What you are asked to do:
Repeat the material below word for word and leave out all pictures.

Raw data:
— begin —

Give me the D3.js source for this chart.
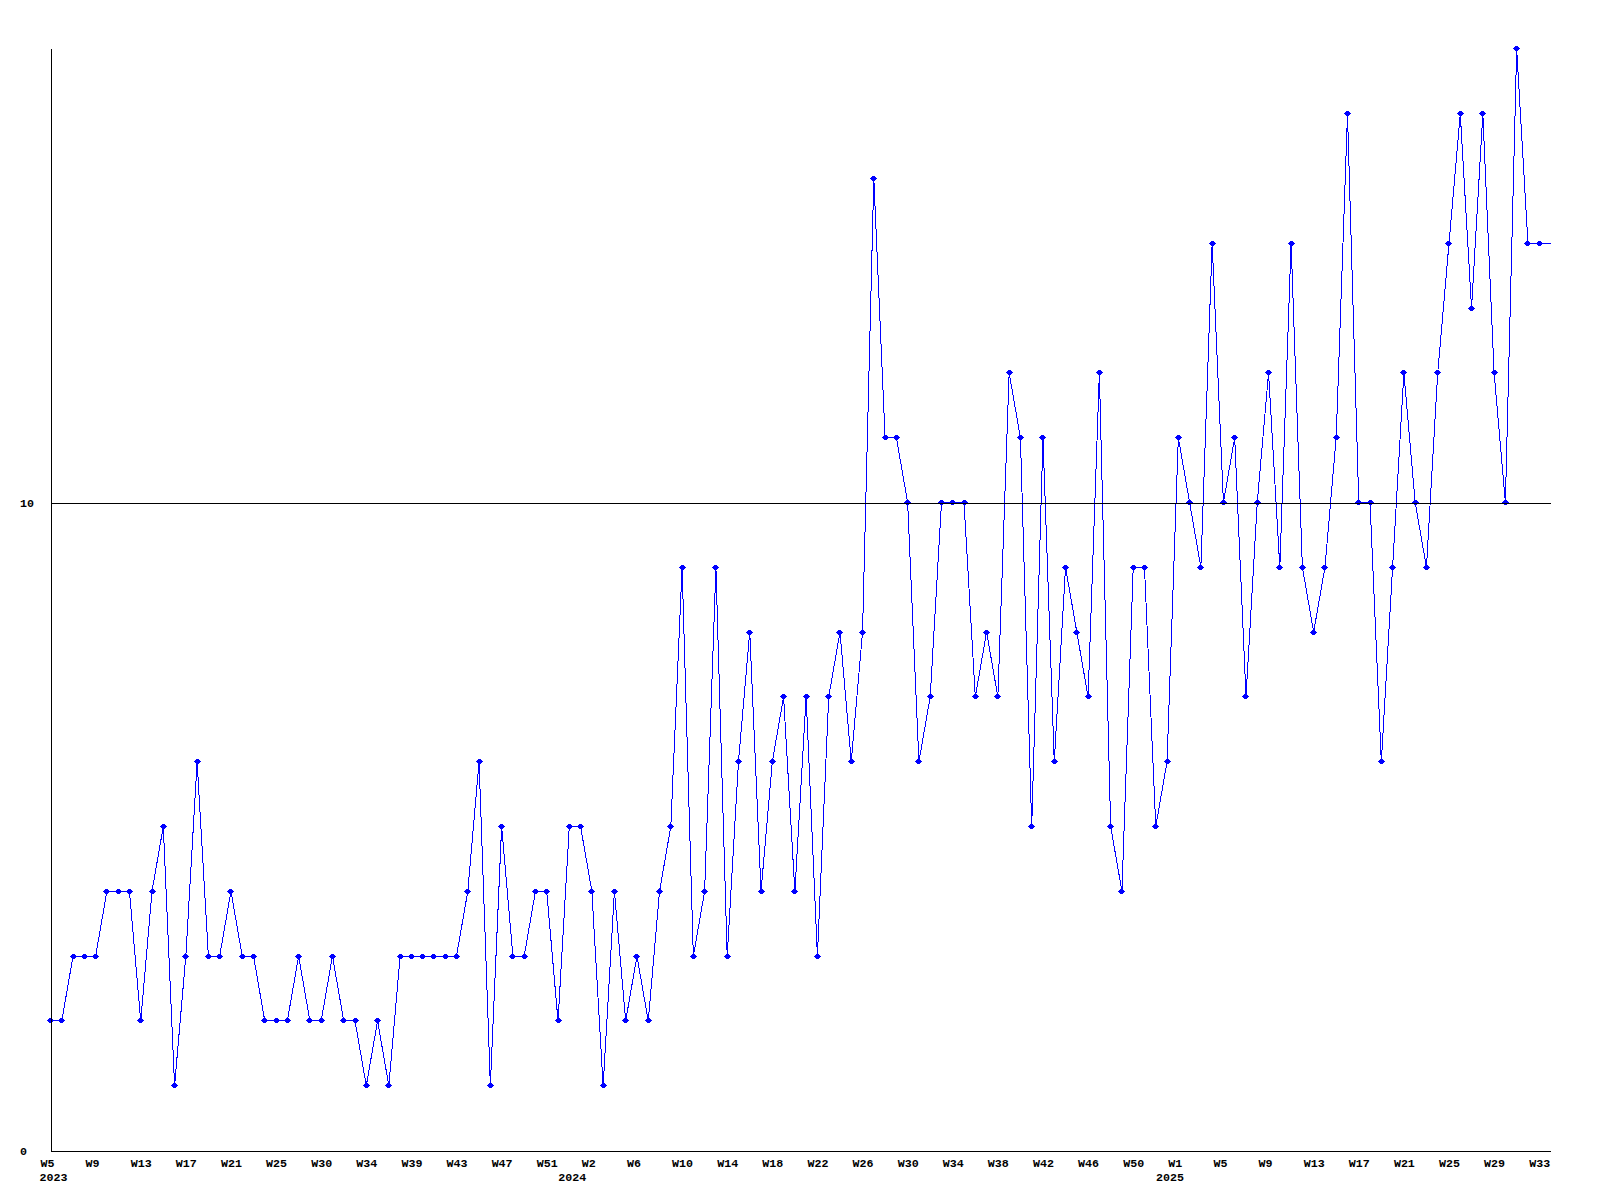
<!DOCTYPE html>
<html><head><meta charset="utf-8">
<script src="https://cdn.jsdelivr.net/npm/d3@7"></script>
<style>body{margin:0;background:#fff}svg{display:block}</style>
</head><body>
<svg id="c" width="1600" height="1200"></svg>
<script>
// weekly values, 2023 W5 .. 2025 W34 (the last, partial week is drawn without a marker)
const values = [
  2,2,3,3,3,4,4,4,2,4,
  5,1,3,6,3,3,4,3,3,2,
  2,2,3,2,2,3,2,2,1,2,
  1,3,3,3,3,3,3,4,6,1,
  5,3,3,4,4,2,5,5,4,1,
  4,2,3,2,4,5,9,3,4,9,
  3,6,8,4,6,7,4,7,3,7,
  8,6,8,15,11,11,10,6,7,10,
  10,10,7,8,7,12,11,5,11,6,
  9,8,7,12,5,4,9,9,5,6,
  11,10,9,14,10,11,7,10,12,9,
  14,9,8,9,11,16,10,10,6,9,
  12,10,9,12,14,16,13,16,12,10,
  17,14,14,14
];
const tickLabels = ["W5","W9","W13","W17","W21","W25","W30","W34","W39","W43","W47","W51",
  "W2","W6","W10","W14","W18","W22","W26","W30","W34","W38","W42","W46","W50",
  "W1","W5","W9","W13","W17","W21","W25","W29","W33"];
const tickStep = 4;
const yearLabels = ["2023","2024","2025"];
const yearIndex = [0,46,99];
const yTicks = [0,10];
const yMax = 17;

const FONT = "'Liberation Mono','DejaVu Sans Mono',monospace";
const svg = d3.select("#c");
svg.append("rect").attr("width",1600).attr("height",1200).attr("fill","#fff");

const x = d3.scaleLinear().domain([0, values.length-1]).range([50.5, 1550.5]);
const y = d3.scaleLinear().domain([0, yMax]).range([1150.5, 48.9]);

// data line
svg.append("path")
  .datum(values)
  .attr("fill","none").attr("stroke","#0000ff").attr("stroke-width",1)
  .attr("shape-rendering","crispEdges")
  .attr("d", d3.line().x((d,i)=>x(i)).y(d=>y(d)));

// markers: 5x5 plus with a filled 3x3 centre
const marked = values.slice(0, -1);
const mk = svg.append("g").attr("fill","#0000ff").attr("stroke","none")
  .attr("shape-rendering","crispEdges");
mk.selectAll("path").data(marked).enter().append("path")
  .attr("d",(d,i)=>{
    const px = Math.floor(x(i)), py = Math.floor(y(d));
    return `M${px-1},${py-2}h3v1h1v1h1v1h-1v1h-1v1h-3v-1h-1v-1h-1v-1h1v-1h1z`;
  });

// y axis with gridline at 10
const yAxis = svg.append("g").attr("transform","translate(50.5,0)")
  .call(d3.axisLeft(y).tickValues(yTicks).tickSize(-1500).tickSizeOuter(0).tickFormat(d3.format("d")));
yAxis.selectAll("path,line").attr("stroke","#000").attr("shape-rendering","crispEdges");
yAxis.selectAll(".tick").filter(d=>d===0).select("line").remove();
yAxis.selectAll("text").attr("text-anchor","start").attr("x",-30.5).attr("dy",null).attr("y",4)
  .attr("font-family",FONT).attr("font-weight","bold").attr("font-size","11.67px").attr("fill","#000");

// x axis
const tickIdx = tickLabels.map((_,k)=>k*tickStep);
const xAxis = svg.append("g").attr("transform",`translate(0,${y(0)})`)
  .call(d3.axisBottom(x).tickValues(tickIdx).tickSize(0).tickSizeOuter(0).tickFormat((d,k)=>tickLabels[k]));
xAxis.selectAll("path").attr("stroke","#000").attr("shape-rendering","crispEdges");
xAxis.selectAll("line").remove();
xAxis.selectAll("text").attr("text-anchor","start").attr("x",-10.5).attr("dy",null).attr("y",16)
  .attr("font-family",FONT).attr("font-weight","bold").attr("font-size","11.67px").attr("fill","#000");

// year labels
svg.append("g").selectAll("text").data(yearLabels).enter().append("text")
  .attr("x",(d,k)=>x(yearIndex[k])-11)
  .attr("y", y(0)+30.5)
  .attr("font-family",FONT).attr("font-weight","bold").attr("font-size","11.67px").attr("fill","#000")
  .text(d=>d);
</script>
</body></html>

— end —

Exercise output:
Give me the D3.js source for this chart.
<!DOCTYPE html>
<html><head><meta charset="utf-8">
<script src="https://cdn.jsdelivr.net/npm/d3@7"></script>
<style>body{margin:0;background:#fff}svg{display:block}</style>
</head><body>
<svg id="c" width="1600" height="1200"></svg>
<script>
// weekly values, 2023 W5 .. 2025 W34 (the last, partial week is drawn without a marker)
const values = [
  2,2,3,3,3,4,4,4,2,4,
  5,1,3,6,3,3,4,3,3,2,
  2,2,3,2,2,3,2,2,1,2,
  1,3,3,3,3,3,3,4,6,1,
  5,3,3,4,4,2,5,5,4,1,
  4,2,3,2,4,5,9,3,4,9,
  3,6,8,4,6,7,4,7,3,7,
  8,6,8,15,11,11,10,6,7,10,
  10,10,7,8,7,12,11,5,11,6,
  9,8,7,12,5,4,9,9,5,6,
  11,10,9,14,10,11,7,10,12,9,
  14,9,8,9,11,16,10,10,6,9,
  12,10,9,12,14,16,13,16,12,10,
  17,14,14,14
];
const tickLabels = ["W5","W9","W13","W17","W21","W25","W30","W34","W39","W43","W47","W51",
  "W2","W6","W10","W14","W18","W22","W26","W30","W34","W38","W42","W46","W50",
  "W1","W5","W9","W13","W17","W21","W25","W29","W33"];
const tickStep = 4;
const yearLabels = ["2023","2024","2025"];
const yearIndex = [0,46,99];
const yTicks = [0,10];
const yMax = 17;

const FONT = "'Liberation Mono','DejaVu Sans Mono',monospace";
const svg = d3.select("#c");
svg.append("rect").attr("width",1600).attr("height",1200).attr("fill","#fff");

const x = d3.scaleLinear().domain([0, values.length-1]).range([50.5, 1550.5]);
const y = d3.scaleLinear().domain([0, yMax]).range([1150.5, 48.9]);

// data line
svg.append("path")
  .datum(values)
  .attr("fill","none").attr("stroke","#0000ff").attr("stroke-width",1)
  .attr("shape-rendering","crispEdges")
  .attr("d", d3.line().x((d,i)=>x(i)).y(d=>y(d)));

// markers: 5x5 plus with a filled 3x3 centre
const marked = values.slice(0, -1);
const mk = svg.append("g").attr("fill","#0000ff").attr("stroke","none")
  .attr("shape-rendering","crispEdges");
mk.selectAll("path").data(marked).enter().append("path")
  .attr("d",(d,i)=>{
    const px = Math.floor(x(i)), py = Math.floor(y(d));
    return `M${px-1},${py-2}h3v1h1v1h1v1h-1v1h-1v1h-3v-1h-1v-1h-1v-1h1v-1h1z`;
  });

// y axis with gridline at 10
const yAxis = svg.append("g").attr("transform","translate(50.5,0)")
  .call(d3.axisLeft(y).tickValues(yTicks).tickSize(-1500).tickSizeOuter(0).tickFormat(d3.format("d")));
yAxis.selectAll("path,line").attr("stroke","#000").attr("shape-rendering","crispEdges");
yAxis.selectAll(".tick").filter(d=>d===0).select("line").remove();
yAxis.selectAll("text").attr("text-anchor","start").attr("x",-30.5).attr("dy",null).attr("y",4)
  .attr("font-family",FONT).attr("font-weight","bold").attr("font-size","11.67px").attr("fill","#000");

// x axis
const tickIdx = tickLabels.map((_,k)=>k*tickStep);
const xAxis = svg.append("g").attr("transform",`translate(0,${y(0)})`)
  .call(d3.axisBottom(x).tickValues(tickIdx).tickSize(0).tickSizeOuter(0).tickFormat((d,k)=>tickLabels[k]));
xAxis.selectAll("path").attr("stroke","#000").attr("shape-rendering","crispEdges");
xAxis.selectAll("line").remove();
xAxis.selectAll("text").attr("text-anchor","start").attr("x",-10.5).attr("dy",null).attr("y",16)
  .attr("font-family",FONT).attr("font-weight","bold").attr("font-size","11.67px").attr("fill","#000");

// year labels
svg.append("g").selectAll("text").data(yearLabels).enter().append("text")
  .attr("x",(d,k)=>x(yearIndex[k])-11)
  .attr("y", y(0)+30.5)
  .attr("font-family",FONT).attr("font-weight","bold").attr("font-size","11.67px").attr("fill","#000")
  .text(d=>d);
</script>
</body></html>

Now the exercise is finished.